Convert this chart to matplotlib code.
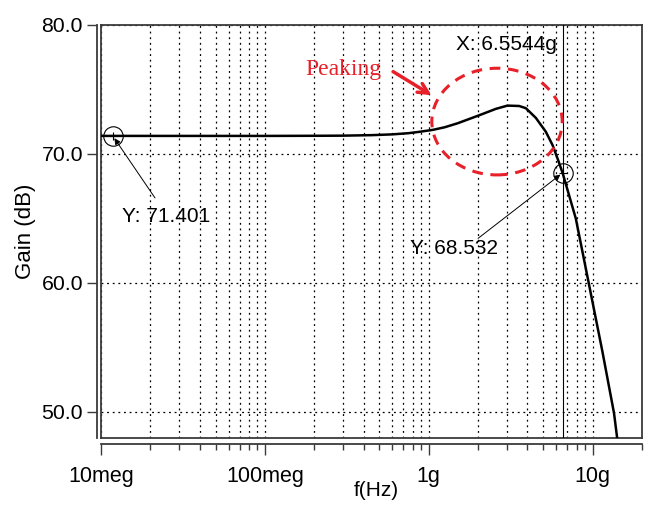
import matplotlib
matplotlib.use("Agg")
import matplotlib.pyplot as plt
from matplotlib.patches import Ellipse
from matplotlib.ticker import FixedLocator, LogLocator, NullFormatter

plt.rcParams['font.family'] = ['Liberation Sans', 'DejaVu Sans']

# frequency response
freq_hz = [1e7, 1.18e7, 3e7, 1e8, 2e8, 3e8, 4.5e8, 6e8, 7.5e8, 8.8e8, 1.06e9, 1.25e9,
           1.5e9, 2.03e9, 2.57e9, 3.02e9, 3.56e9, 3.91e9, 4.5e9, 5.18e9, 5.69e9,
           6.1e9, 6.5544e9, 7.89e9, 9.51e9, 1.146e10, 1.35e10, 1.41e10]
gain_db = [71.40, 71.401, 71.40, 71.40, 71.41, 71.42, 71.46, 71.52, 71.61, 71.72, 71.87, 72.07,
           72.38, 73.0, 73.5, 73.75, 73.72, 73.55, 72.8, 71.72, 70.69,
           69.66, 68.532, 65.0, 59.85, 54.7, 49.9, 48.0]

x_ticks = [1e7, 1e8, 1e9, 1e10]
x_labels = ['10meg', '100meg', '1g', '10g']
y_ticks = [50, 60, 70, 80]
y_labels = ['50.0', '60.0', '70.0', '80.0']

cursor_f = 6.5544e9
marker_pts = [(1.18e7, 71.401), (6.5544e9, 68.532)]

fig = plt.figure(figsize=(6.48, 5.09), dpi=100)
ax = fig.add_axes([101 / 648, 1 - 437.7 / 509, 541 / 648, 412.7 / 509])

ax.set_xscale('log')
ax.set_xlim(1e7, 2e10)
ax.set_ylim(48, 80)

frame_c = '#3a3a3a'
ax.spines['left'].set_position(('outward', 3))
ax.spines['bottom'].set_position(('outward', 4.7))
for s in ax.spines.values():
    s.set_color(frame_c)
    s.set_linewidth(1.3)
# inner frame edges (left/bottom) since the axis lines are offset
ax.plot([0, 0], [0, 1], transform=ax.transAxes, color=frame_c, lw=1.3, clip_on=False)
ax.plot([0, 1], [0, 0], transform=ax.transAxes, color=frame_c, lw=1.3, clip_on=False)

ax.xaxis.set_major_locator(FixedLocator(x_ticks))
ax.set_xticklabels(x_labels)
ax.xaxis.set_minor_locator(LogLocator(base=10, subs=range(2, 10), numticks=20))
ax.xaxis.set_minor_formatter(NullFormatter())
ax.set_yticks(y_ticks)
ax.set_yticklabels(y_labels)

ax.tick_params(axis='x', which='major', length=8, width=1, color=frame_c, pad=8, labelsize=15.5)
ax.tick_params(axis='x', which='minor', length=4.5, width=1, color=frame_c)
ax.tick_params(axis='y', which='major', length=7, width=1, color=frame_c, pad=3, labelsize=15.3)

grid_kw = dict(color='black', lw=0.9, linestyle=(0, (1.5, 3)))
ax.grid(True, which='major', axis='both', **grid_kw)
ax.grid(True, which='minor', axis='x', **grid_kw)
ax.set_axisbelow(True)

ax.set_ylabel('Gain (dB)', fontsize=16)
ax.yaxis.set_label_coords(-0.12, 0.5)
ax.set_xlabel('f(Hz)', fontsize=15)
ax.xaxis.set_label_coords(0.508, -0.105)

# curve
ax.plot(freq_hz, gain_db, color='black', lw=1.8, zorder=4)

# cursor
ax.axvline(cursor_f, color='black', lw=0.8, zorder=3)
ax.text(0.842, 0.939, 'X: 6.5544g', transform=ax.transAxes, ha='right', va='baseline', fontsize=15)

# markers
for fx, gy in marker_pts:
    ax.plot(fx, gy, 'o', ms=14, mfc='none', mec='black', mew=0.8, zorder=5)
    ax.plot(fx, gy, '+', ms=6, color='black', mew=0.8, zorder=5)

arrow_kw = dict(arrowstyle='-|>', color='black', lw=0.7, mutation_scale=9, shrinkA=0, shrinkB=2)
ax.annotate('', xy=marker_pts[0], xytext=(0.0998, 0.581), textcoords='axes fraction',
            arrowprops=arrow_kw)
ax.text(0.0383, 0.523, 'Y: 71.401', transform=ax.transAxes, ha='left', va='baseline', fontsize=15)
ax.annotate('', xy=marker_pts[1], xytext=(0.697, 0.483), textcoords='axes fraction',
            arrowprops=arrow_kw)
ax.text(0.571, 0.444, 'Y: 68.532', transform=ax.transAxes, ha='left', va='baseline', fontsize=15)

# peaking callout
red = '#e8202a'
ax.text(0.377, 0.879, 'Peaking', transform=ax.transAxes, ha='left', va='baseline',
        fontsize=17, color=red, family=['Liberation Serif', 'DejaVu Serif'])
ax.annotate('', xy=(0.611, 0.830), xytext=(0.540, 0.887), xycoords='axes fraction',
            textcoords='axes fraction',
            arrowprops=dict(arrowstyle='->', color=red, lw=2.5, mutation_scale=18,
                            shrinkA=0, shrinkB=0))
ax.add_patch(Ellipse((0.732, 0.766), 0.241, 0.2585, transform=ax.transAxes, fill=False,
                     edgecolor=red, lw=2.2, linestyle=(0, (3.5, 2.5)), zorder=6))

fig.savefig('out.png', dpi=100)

--

▸ **Given instruction**:
Reproduce all of the data exactly; the pictures do not belong in the copy.

▸ **Exercise answer**:
Convert this chart to matplotlib code.
import matplotlib
matplotlib.use("Agg")
import matplotlib.pyplot as plt
from matplotlib.patches import Ellipse
from matplotlib.ticker import FixedLocator, LogLocator, NullFormatter

plt.rcParams['font.family'] = ['Liberation Sans', 'DejaVu Sans']

# frequency response
freq_hz = [1e7, 1.18e7, 3e7, 1e8, 2e8, 3e8, 4.5e8, 6e8, 7.5e8, 8.8e8, 1.06e9, 1.25e9,
           1.5e9, 2.03e9, 2.57e9, 3.02e9, 3.56e9, 3.91e9, 4.5e9, 5.18e9, 5.69e9,
           6.1e9, 6.5544e9, 7.89e9, 9.51e9, 1.146e10, 1.35e10, 1.41e10]
gain_db = [71.40, 71.401, 71.40, 71.40, 71.41, 71.42, 71.46, 71.52, 71.61, 71.72, 71.87, 72.07,
           72.38, 73.0, 73.5, 73.75, 73.72, 73.55, 72.8, 71.72, 70.69,
           69.66, 68.532, 65.0, 59.85, 54.7, 49.9, 48.0]

x_ticks = [1e7, 1e8, 1e9, 1e10]
x_labels = ['10meg', '100meg', '1g', '10g']
y_ticks = [50, 60, 70, 80]
y_labels = ['50.0', '60.0', '70.0', '80.0']

cursor_f = 6.5544e9
marker_pts = [(1.18e7, 71.401), (6.5544e9, 68.532)]

fig = plt.figure(figsize=(6.48, 5.09), dpi=100)
ax = fig.add_axes([101 / 648, 1 - 437.7 / 509, 541 / 648, 412.7 / 509])

ax.set_xscale('log')
ax.set_xlim(1e7, 2e10)
ax.set_ylim(48, 80)

frame_c = '#3a3a3a'
ax.spines['left'].set_position(('outward', 3))
ax.spines['bottom'].set_position(('outward', 4.7))
for s in ax.spines.values():
    s.set_color(frame_c)
    s.set_linewidth(1.3)
# inner frame edges (left/bottom) since the axis lines are offset
ax.plot([0, 0], [0, 1], transform=ax.transAxes, color=frame_c, lw=1.3, clip_on=False)
ax.plot([0, 1], [0, 0], transform=ax.transAxes, color=frame_c, lw=1.3, clip_on=False)

ax.xaxis.set_major_locator(FixedLocator(x_ticks))
ax.set_xticklabels(x_labels)
ax.xaxis.set_minor_locator(LogLocator(base=10, subs=range(2, 10), numticks=20))
ax.xaxis.set_minor_formatter(NullFormatter())
ax.set_yticks(y_ticks)
ax.set_yticklabels(y_labels)

ax.tick_params(axis='x', which='major', length=8, width=1, color=frame_c, pad=8, labelsize=15.5)
ax.tick_params(axis='x', which='minor', length=4.5, width=1, color=frame_c)
ax.tick_params(axis='y', which='major', length=7, width=1, color=frame_c, pad=3, labelsize=15.3)

grid_kw = dict(color='black', lw=0.9, linestyle=(0, (1.5, 3)))
ax.grid(True, which='major', axis='both', **grid_kw)
ax.grid(True, which='minor', axis='x', **grid_kw)
ax.set_axisbelow(True)

ax.set_ylabel('Gain (dB)', fontsize=16)
ax.yaxis.set_label_coords(-0.12, 0.5)
ax.set_xlabel('f(Hz)', fontsize=15)
ax.xaxis.set_label_coords(0.508, -0.105)

# curve
ax.plot(freq_hz, gain_db, color='black', lw=1.8, zorder=4)

# cursor
ax.axvline(cursor_f, color='black', lw=0.8, zorder=3)
ax.text(0.842, 0.939, 'X: 6.5544g', transform=ax.transAxes, ha='right', va='baseline', fontsize=15)

# markers
for fx, gy in marker_pts:
    ax.plot(fx, gy, 'o', ms=14, mfc='none', mec='black', mew=0.8, zorder=5)
    ax.plot(fx, gy, '+', ms=6, color='black', mew=0.8, zorder=5)

arrow_kw = dict(arrowstyle='-|>', color='black', lw=0.7, mutation_scale=9, shrinkA=0, shrinkB=2)
ax.annotate('', xy=marker_pts[0], xytext=(0.0998, 0.581), textcoords='axes fraction',
            arrowprops=arrow_kw)
ax.text(0.0383, 0.523, 'Y: 71.401', transform=ax.transAxes, ha='left', va='baseline', fontsize=15)
ax.annotate('', xy=marker_pts[1], xytext=(0.697, 0.483), textcoords='axes fraction',
            arrowprops=arrow_kw)
ax.text(0.571, 0.444, 'Y: 68.532', transform=ax.transAxes, ha='left', va='baseline', fontsize=15)

# peaking callout
red = '#e8202a'
ax.text(0.377, 0.879, 'Peaking', transform=ax.transAxes, ha='left', va='baseline',
        fontsize=17, color=red, family=['Liberation Serif', 'DejaVu Serif'])
ax.annotate('', xy=(0.611, 0.830), xytext=(0.540, 0.887), xycoords='axes fraction',
            textcoords='axes fraction',
            arrowprops=dict(arrowstyle='->', color=red, lw=2.5, mutation_scale=18,
                            shrinkA=0, shrinkB=0))
ax.add_patch(Ellipse((0.732, 0.766), 0.241, 0.2585, transform=ax.transAxes, fill=False,
                     edgecolor=red, lw=2.2, linestyle=(0, (3.5, 2.5)), zorder=6))

fig.savefig('out.png', dpi=100)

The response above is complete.